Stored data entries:
## start

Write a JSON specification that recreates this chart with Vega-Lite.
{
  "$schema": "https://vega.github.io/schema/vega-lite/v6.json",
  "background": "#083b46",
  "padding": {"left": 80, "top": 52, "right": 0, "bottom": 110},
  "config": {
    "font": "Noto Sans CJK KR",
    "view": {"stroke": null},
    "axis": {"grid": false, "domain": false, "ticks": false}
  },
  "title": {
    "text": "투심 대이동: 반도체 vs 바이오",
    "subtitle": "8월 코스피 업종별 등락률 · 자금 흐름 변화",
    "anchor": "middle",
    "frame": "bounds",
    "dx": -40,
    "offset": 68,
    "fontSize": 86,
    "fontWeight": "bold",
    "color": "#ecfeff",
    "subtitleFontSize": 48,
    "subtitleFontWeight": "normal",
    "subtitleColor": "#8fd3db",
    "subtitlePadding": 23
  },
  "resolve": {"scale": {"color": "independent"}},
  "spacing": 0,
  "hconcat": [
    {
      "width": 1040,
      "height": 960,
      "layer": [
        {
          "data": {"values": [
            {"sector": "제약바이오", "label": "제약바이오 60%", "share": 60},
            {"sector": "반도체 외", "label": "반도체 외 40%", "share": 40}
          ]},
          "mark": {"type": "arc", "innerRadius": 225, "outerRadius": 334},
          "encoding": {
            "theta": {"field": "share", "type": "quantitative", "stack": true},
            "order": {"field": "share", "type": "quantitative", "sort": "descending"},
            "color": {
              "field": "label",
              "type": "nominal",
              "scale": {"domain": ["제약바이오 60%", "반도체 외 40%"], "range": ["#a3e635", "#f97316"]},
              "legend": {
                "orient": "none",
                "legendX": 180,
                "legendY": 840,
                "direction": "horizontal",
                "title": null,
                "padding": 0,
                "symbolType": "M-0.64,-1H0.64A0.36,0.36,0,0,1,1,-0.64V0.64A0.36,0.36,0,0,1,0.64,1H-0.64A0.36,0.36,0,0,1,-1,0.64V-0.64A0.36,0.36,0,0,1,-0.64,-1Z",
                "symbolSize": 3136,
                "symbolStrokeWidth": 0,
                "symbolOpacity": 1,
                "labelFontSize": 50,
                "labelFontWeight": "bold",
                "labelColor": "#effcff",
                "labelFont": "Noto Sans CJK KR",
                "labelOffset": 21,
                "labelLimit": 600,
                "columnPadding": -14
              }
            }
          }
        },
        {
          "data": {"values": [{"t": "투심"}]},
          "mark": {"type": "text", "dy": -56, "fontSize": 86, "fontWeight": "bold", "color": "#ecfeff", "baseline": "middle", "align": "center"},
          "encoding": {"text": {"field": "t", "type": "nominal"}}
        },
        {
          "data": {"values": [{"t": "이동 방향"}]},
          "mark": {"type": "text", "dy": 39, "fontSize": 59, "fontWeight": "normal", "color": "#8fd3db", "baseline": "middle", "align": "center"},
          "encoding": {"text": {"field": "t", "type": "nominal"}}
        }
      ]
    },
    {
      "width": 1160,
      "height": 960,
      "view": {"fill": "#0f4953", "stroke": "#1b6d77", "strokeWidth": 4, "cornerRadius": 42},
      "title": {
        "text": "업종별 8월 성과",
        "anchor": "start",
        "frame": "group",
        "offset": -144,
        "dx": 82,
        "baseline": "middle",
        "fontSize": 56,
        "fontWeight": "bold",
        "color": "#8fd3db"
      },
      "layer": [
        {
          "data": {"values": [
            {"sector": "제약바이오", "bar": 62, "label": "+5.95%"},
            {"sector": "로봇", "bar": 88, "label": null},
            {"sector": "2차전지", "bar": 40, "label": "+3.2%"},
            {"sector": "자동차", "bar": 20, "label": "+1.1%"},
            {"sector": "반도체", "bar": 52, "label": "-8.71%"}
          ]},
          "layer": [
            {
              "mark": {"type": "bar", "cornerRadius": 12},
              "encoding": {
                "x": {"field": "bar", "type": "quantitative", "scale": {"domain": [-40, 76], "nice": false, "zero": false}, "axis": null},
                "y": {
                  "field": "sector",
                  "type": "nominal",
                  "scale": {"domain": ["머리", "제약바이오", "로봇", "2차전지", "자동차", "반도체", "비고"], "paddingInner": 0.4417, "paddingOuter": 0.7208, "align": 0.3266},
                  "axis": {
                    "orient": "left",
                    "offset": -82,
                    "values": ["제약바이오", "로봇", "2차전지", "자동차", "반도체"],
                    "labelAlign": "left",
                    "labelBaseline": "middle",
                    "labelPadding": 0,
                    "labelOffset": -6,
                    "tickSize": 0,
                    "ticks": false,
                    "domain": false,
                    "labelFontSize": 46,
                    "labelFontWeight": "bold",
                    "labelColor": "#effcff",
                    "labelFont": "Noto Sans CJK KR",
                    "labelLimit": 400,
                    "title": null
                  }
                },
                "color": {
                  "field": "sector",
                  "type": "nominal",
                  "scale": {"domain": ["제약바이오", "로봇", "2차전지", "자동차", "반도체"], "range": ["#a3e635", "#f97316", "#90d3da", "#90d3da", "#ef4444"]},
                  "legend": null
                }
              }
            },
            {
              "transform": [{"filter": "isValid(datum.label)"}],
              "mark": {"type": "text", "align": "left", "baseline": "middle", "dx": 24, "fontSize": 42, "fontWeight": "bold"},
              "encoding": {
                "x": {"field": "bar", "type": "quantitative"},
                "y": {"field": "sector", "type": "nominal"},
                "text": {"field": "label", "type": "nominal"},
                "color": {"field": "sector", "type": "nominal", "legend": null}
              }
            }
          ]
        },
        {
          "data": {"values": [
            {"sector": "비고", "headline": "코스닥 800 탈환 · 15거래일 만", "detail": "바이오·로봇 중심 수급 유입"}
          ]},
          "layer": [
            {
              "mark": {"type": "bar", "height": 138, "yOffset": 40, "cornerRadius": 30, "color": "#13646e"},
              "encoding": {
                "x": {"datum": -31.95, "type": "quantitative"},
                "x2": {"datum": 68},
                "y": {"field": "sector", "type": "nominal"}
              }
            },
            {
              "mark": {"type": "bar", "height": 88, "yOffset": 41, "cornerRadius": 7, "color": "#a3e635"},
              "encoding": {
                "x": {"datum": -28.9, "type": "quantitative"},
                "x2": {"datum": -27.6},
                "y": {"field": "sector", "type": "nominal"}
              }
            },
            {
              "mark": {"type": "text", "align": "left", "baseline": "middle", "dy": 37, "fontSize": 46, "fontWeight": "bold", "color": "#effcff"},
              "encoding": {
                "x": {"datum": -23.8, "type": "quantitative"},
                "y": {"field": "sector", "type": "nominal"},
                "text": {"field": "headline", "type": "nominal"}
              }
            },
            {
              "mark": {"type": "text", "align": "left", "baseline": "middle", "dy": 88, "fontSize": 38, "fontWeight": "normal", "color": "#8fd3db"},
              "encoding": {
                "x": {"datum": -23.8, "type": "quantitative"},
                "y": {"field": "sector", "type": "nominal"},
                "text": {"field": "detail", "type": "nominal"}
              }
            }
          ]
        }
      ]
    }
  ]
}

## end
## start

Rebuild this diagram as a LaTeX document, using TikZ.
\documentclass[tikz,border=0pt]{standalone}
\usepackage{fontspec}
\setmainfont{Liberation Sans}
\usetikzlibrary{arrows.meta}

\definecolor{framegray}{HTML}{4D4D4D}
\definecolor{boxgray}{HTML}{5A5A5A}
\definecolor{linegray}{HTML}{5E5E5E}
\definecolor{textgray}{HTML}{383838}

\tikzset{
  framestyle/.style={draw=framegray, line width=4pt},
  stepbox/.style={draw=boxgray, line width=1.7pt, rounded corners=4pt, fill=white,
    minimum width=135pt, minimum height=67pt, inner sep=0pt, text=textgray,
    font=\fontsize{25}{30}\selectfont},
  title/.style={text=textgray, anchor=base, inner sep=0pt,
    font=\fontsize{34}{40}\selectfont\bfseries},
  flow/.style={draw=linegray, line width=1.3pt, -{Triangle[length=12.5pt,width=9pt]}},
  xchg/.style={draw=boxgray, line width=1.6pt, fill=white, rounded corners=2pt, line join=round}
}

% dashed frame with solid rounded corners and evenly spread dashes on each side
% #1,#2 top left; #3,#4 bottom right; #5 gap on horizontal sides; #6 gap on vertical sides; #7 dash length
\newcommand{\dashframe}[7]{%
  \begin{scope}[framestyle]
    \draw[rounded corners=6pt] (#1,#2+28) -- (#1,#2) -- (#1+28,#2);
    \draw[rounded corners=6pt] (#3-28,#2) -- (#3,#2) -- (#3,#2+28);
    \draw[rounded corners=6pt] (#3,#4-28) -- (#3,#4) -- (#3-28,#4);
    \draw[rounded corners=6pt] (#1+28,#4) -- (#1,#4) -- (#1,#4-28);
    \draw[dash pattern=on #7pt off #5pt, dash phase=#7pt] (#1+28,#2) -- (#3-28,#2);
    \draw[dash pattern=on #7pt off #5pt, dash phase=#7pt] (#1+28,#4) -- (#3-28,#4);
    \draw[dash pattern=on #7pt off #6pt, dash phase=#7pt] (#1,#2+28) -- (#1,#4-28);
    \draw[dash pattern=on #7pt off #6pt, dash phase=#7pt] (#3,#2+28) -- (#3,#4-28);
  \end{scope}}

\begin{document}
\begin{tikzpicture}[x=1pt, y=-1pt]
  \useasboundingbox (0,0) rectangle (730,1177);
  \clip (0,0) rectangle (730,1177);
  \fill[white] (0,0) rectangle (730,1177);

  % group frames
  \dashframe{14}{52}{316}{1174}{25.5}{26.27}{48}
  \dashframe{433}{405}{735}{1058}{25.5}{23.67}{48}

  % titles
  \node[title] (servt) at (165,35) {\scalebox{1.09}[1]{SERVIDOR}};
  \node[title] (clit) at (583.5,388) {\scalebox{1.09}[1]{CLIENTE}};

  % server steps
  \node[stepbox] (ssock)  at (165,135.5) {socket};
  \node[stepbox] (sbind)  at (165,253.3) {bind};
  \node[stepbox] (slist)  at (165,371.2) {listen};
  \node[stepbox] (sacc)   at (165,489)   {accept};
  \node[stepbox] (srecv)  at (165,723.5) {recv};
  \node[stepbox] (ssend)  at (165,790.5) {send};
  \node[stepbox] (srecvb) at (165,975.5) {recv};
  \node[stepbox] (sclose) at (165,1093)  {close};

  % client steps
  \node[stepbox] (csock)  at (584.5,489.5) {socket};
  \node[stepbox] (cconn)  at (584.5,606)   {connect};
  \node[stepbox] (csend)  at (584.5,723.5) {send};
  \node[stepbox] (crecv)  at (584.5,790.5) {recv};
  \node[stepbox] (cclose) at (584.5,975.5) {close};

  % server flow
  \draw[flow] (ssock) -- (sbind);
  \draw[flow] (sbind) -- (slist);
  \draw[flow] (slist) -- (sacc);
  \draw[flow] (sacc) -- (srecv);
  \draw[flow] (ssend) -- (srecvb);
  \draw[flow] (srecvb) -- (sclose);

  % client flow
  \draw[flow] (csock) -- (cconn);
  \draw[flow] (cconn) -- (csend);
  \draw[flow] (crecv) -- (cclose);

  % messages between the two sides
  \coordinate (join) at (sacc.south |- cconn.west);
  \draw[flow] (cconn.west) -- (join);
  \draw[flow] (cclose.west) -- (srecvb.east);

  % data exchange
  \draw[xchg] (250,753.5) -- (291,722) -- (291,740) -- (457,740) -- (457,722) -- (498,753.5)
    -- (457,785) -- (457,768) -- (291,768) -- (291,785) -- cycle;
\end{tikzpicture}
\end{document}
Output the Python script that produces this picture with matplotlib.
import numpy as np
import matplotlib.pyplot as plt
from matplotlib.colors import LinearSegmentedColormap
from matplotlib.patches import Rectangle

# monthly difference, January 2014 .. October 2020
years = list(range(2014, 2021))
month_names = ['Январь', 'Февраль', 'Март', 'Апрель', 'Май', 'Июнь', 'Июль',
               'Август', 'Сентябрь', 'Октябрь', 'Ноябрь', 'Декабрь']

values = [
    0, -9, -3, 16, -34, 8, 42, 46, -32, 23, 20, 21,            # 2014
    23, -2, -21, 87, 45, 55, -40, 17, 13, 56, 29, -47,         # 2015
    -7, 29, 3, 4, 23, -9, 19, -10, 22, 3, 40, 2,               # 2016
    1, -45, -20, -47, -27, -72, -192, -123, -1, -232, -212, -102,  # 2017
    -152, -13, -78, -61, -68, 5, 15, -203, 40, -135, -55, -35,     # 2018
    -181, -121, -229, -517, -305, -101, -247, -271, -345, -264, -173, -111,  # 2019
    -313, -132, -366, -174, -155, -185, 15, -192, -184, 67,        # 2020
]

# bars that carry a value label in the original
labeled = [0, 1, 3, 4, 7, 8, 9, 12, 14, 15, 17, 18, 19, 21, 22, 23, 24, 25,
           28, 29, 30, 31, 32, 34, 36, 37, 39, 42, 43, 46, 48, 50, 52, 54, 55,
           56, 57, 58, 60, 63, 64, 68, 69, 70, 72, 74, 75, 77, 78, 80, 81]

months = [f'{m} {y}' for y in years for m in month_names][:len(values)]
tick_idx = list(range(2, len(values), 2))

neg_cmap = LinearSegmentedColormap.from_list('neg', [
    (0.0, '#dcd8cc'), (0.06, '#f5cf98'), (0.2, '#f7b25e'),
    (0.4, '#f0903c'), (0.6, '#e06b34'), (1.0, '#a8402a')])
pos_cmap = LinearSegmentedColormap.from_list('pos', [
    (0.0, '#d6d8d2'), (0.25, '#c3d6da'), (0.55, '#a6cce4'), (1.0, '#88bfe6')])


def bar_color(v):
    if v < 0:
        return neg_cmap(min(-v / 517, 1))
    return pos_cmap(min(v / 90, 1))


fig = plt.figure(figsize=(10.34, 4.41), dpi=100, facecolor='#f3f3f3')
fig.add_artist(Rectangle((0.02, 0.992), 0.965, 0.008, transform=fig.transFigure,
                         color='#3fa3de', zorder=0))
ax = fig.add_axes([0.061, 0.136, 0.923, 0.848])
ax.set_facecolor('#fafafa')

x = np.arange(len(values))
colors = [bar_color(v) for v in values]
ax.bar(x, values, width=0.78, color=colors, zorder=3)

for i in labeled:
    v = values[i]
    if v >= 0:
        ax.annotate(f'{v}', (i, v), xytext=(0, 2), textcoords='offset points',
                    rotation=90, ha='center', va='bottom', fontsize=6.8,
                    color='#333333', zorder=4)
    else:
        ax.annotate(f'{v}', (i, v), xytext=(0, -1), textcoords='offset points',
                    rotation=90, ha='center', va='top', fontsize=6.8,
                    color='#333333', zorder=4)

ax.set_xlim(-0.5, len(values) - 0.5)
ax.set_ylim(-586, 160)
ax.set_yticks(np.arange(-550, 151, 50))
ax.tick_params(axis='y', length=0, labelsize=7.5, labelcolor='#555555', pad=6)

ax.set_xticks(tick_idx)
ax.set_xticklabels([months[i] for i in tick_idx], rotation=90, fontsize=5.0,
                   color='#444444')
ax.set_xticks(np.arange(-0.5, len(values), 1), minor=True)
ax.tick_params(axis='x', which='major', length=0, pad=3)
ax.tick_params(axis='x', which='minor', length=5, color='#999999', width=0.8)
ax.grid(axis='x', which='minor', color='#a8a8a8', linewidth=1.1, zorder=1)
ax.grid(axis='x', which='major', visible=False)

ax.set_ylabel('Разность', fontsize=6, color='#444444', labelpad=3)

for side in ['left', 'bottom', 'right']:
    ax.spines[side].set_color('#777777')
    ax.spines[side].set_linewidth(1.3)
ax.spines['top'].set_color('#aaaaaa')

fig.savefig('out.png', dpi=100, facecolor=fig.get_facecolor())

## end

To do: Return only the stretch of the material above from the line holding "Output the Python" through the line holding "from matplotlib.patches import Rectangle", copied exactly.

Complete response:
Output the Python script that produces this picture with matplotlib.
import numpy as np
import matplotlib.pyplot as plt
from matplotlib.colors import LinearSegmentedColormap
from matplotlib.patches import Rectangle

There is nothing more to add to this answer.